Suffering from success: where did 3D films go?

A few years ago friends roped me into seeing Justice League at the cinema. Turns out it was a 4D cinema and every fight sequence was punctuated by a corresponding punch from my (4D) seat. As water sprayed over us during an underwater sequence, I was undecided on the success of this immersivity that, rather than engrossing me further into the film, seemed to call attention to its spectacular four dimensions instead. 
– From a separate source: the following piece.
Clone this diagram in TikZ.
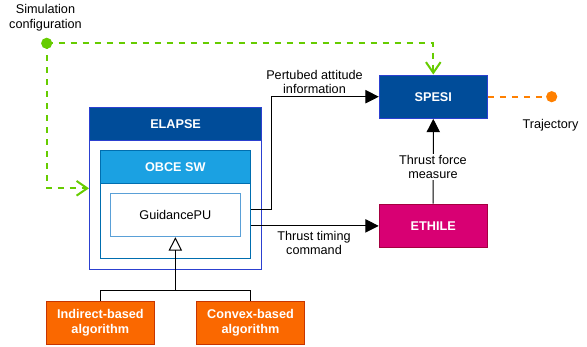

4D (which can be broken down into the equation 4D = 3D + massage chair + facial mist) is an extension of 3D, or ‘stereoscopic’, cinema, which has existed for over a century. Stereoscopes rely on binocular vision, with each eye perceiving a different image, which fuse in the mind to create depth. In cinema, this is usually aided by glasses, which restrict each eye to see one of two images. From 1900, stereoscopic photographs were extremely popular and it made sense to try to expand into film, provided it were commercially viable.

Autostereoscopy: unfocus your eyes until a third, 3D image appears. https://time.com/4248155/animal-specimens-stereoscopic-3d/

The ‘Golden Era’ of 3D film is often considered to be the early 1950s, when the first colour 3D films were made. Another boom in 3D cinema happened in the 2000s, reaching a peak in 2009 with the 3D version of Avatar making 70% more than the 2D. Within a few years, however, studios were making losses on 3D films. In part, this explains the shift away from the medium – but why did audiences stop going in the first place?

All astonishment, no aesthetic

The business model seemed solid for the first few years of the noughties. The extreme depth and immersivity of 3D cinema made it easier than ever for audiences to suspend their disbelief. Film theorist Tom Gunning’s concept of an ‘aesthetic of astonishment’ explains a paradox in viewers’ minds between knowing they are watching a film and being immersed enough to believe the film is ‘real’. Radically immersive forms of cinema such as 3D film provide this aesthetic of astonishment, potentially leading to studios relying on 3D as a form-over-content crutch that audiences grew tired of. Once 3D was understood as a gimmick, the ‘astonishment’ was gone. This became increasingly obvious as studios cashed in on made-to-be-3D releases that included objects moving towards the viewer that were so transparently designed to immerse you that they ended up doing the opposite.

Another potential reason for the falling profits of 3D is its alleged health risks, with frequent reports of nausea and headaches after viewings. Furthermore, around a tenth of people are anatomically unable to see the depth effects produced in 3D films as they don’t have stereoscopic vision. For those 10%, why pay more per ticket for a film that just looks mildly out of focus and leaves you with a migraine?

A digital failing?

Trends cycle; 3D oversaturated its market and it now seems inevitable it wouldn’t last. What strikes me as interesting is the role digital post-production had on the success of the form. As they saw the initial profits in 3D versions, studios rushed to digitally convert films that were not filmed stereoscopically. This led to a wide variation in the quality between native and converted 3D. If a film is filmed conventionally and digitally processed retroactively into a 3D format, it faces a number of issues that can lead to the 3D effect to be minimal or appear distorted. This is because the process of conversion involves introducing distortion to create two discreet images per frame and, if not done correctly, the distortion may contradict depth perception markers that the brain uses apart from stereoscopy.

A rare instance of digitisation reducing a product’s commercial lifespan? To some extent, 3D or non-3D, cinema has suffered due to the rise of online platforms such as Netflix. Immersive forms of cinema such as 3D have been transformed to be more interactive, such as the Black Mirror episode Bandersnatch, which combined film and computer game formats, enabling viewers to interact in the plot.

All Bandersnatch endings a viewer can cause

In this example, the interactive format aligned with and enhanced the substance of the episode, working symbiotically – unlike many 3D films in my memory, which often felt like 3D had been slapped on afterwards, a cash-grab bandage over a fundamentally lacking film. Interactivity is a direction that immersive cinema seems likely to take, with virtual reality and user-controlled plot formats on the rise – and who knows, 3D may have a revival within this space, as it is uniquely suited to the experiential and the somatic.

3D’s particular optics necessitate an embodied and unstable mode of film viewing, one with intensely ephemeral and haptic qualities. Offering a “unique type of visuality that cannot be found elsewhere, digital 3D media are composed of (twinned)images, but they are not received imagistically.

Nick Jones, Spaces mapped and monstrous: digital 3D cinema and visual culture: 141.